Set exercise
Scan the material and copy every line in which "chart" appears.

Input for this task

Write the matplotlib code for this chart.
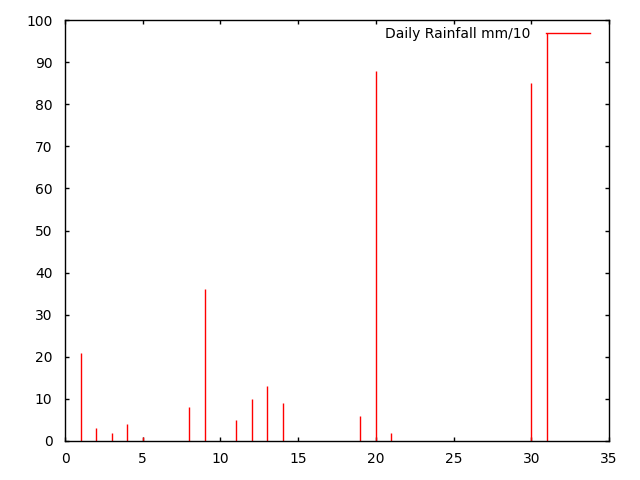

---

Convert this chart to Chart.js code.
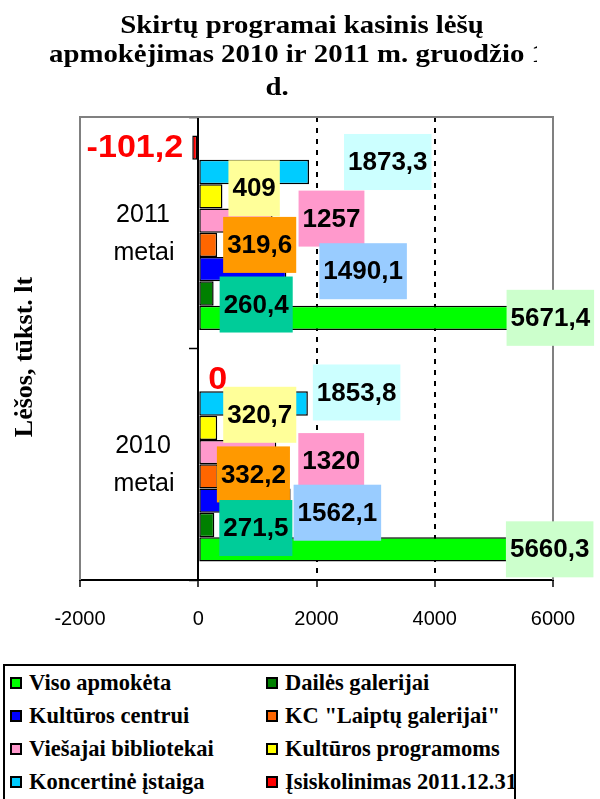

...

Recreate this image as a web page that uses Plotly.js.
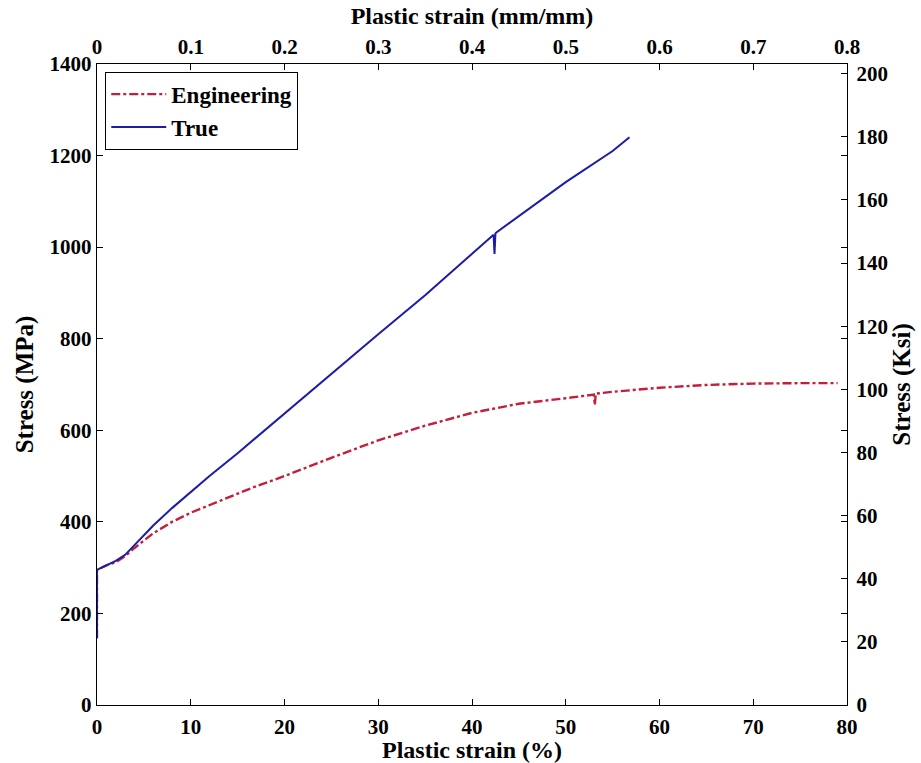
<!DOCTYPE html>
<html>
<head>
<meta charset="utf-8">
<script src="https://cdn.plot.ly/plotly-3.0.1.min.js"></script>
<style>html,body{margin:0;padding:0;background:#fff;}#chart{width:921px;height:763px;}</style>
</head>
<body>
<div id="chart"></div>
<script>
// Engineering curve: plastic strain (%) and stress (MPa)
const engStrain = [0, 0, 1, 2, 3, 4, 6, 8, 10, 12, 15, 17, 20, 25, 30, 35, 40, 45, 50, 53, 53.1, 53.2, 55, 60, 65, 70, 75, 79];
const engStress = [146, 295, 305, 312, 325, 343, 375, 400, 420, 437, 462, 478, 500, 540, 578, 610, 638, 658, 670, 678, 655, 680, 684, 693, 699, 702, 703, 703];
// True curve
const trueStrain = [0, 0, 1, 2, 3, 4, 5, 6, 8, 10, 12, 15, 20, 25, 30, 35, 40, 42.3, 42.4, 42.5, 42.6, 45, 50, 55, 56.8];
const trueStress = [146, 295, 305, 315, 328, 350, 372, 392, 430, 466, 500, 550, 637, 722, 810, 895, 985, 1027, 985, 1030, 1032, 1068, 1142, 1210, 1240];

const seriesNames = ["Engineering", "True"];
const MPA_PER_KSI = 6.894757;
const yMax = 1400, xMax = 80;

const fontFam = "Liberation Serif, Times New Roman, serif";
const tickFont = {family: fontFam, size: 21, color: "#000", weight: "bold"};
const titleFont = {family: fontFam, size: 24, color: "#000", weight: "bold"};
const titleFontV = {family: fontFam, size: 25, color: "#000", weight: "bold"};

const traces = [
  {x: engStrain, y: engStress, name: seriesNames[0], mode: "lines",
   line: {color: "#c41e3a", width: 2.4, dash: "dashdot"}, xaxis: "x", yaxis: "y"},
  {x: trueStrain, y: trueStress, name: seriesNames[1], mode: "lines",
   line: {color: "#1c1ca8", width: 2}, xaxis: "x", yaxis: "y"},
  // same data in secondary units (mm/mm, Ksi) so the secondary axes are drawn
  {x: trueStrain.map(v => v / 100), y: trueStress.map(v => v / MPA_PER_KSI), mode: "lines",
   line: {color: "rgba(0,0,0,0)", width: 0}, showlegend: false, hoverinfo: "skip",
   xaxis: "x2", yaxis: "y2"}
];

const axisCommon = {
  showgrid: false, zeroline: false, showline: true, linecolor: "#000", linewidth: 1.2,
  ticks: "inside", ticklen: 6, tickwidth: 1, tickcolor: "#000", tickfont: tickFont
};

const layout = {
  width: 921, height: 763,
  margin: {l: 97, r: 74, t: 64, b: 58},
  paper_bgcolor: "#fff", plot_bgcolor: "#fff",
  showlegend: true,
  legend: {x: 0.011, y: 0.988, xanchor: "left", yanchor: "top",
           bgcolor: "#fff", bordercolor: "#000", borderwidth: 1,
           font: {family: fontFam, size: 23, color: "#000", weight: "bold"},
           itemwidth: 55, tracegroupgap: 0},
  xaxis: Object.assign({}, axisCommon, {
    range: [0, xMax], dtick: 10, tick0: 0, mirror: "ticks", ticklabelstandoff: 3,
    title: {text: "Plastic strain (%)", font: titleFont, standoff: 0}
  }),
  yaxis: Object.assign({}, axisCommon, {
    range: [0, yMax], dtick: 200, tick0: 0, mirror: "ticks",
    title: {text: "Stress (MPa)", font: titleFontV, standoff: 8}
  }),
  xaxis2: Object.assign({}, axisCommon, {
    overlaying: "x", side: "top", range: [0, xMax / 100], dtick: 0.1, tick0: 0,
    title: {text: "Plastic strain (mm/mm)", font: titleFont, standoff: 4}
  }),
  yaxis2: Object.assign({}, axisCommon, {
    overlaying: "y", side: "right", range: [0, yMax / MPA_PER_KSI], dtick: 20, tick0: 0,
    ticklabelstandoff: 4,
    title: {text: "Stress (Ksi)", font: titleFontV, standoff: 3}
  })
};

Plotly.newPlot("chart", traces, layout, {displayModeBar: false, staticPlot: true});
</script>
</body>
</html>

The result
Write the matplotlib code for this chart.
Convert this chart to Chart.js code.
<style>html,body{margin:0;padding:0;background:#fff;}#chart{width:921px;height:763px;}</style>
<div id="chart"></div>
Plotly.newPlot("chart", traces, layout, {displayModeBar: false, staticPlot: true});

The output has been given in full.